What would be best practices to get around this? Do I need to make a scrip that runs the query on smaller chunks of date ranges, or can I make my query better?
Here’s my query:
vars = {start: 2022-08-01T00:00:00Z, stop: 2022-08-15T00:00:00Z}
DATA =
from(bucket: "stock_data_collector_v2")
|> range(start: vars.start, stop: vars.stop)
|> filter(
fn: (r) => r._field == "o" or r._field == "h" or r._field == "l" or r._field == "c" or r._field == "v",
)
EndTime =
DATA
|> filter(fn: (r) => r._field == "c")
|> window(every: 1d)
|> max(column: "_time")
|> keep(columns: ["_start", "_time", "_measurement", "ticker"])
o =
DATA
|> filter(fn: (r) => r._field == "o")
|> window(every: 1d)
|> first()
|> keep(columns: ["_field", "_value", "_start", "ticker"])
h =
DATA
|> filter(fn: (r) => r._field == "h")
|> window(every: 1d)
|> max()
|> keep(columns: ["_field", "_value", "_start", "ticker"])
l =
DATA
|> filter(fn: (r) => r._field == "l")
|> window(every: 1d)
|> min()
|> keep(columns: ["_field", "_value", "_start", "ticker"])
c =
DATA
|> filter(fn: (r) => r._field == "c")
|> window(every: 1d)
|> last()
|> keep(columns: ["_field", "_value", "_start", "ticker"])
vol =
DATA
|> filter(fn: (r) => r._field == "v")
|> window(every: 1d)
|> sum()
|> keep(columns: ["_field", "_value", "_start", "ticker"])
j1 =
join(tables: {EndTime, o}, on: ["_start", "ticker"])
|> drop(columns: ["_start"])
|> group(columns: ["ticker"])
|> to(bucket: "resample_test", org: "Tlng")
j2 =
join(tables: {EndTime, h}, on: ["_start", "ticker"])
|> drop(columns: ["_start"])
|> group(columns: ["ticker"])
|> to(bucket: "resample_test", org: "Tlng")
j3 =
join(tables: {EndTime, l}, on: ["_start", "ticker"])

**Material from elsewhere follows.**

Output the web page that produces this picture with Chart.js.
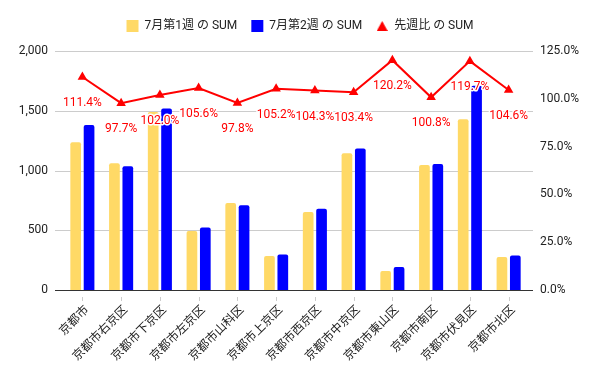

|> drop(columns: ["_start"])
|> group(columns: ["ticker"])
|> to(bucket: "resample_test", org: "Tlng")
j4 =
join(tables: {EndTime, c}, on: ["_start", "ticker"])
|> drop(columns: ["_start"])
|> group(columns: ["ticker"])
|> to(bucket: "resample_test", org: "Tlng")
j5 =
join(tables: {EndTime, vol}, on: ["_start", "ticker"])
|> drop(columns: ["_start"])
|> group(columns: ["ticker"])
|> to(bucket: "resample_test", org: "Tlng")
Thanks!